The Math of Softball: Understanding the Stats

The Math of Softball

Understanding the Stats

The following is Lovey Howell’s down and dirty on softball stats.  You can find the current and past stats listed on our webpage at TheAtlantaTalons.com on the main menu under the stats tab.

GP – Games Played – just as its name implies, this is the number of games that you have played in.

PA – Plate Attempts – This is the number of time you have been up to bat.

AB – At Bats – This is the number of official times you have been up to bat.  This number is your Plate Attempts (PA) less any at bats that you have walked.  So, if you have been up to bat 5 times, but walked 2 of those times, your official At Bats will be 3.

H – Hits – This is the number of times you have officially reached base safely by hitting the ball.  If you reached base because of an error (short stop over threw the ball to first) or because of a fielder’s choice (you reached base but your hit caused the runner at first to get out at second), you do not receive credit for a hit.

1B, 2B, 3B, HR – This is the number of singles, doubles, triples and Home Runs.  A side note:  if you try for extra bases and get thrown out, you get credit for the last base you reach safely (ie, you get credit for a double if you are thrown out at third).

RBI – Runs Batted In – This is the number of runs that were scored during your at bat (ie, you hit the ball deep and 3 people made it to home plate).

R – Runs – This is the number of time you yourself crossed home plate safely.

ROE – Reached on Error – This is the number of times you made it to base due to an error by the defense.  You do not get credit for a hit.

FC – Fielder’s Choice – This is the number of times that you hit the ball and made it safely to base, but one of the runners ahead of you was forced out.  You do not get credit for a hit.  The reasoning is that the fielder could have chosen to get you out, but instead took the lead runner (it was the “fielder’s choice”).

BB – Base on Balls – This is the number of times you were walked.  I do not know why they don’t just call it a walk.

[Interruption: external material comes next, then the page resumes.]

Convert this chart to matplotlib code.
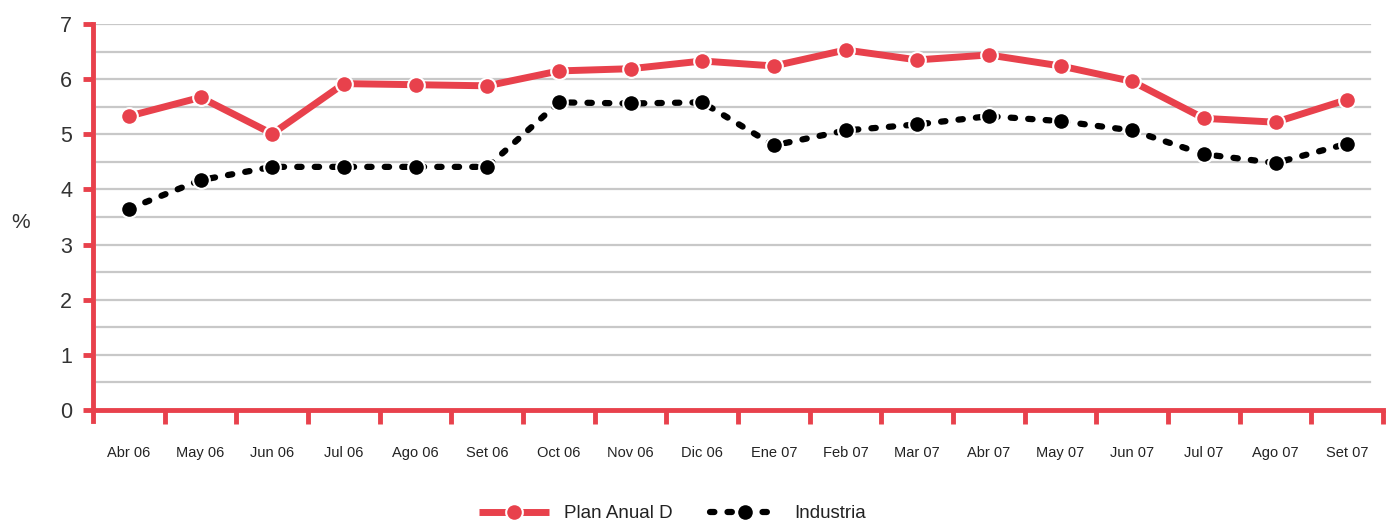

SO – Strike out – This is the number of times that you struck out at the plate.

Now it’s time for the math:

AVG – Batting Average – this is the percentage that you hit the ball and make it safely to base.  This is found by dividing your Hits (H) by your At Bats (AB).  Walks are not considered in this computation.  Thus, walks do not improve or worsen your batting average.

OBP – On Base Percentage – this is the percentage that you reach base safely.  The difference in this stat and your batting average is that this stat includes walks.  To find this stat, you take your Hits (H) plus your Base on Balls (BB), and divide by your At Bats (AB) plus your Base on Balls (BB).

SLG – Slugging Percentage – This percentage is a power stat.  It basically tells you how many average bases you reach per at bat.  If you have a 1.000 SLG, you average 1 base per at bat (you average a single each at bat).  If you have a 2.000 SLG, you average a double at each at bat.  A .500 SLG means that each at bat you average half a base (therefore it takes you two at bats to get a single, on average).

So how do we use these numbers?  I use these numbers to help me with my line up.  I want my first and second batters in the order to have a high OBP (and also good runners).  I want batters that can get on base more often than not.  Batters three, four and five I tend to look for the higher SLG (fourth batter normally has the highest SLG).  I want these power batters to hit deep so batters 1 and 2 can score.  After that, I normally start selecting batters based on AVG.

How can you use these numbers?  Look at the players that have higher averages than you.  Watch how they bat.  Their stance.  Where they hit the ball.  Do you have a high number of Fielder’s Choices?  If so, concentrate on clearing the ball out of the infield, or work on placing the ball.  Striking out too much?  Spend some extra time in the cages, or ask one of the Talons Coaches for some extra practice time before or after practice.  Use these numbers to improve your game!!

I hope this helped to explain some of the numbers that we toss around from time to time.  As always, feel free to ask anyone on the coaching staff any questions that you may have.  We might not always know the answer right away, but we will find out for you!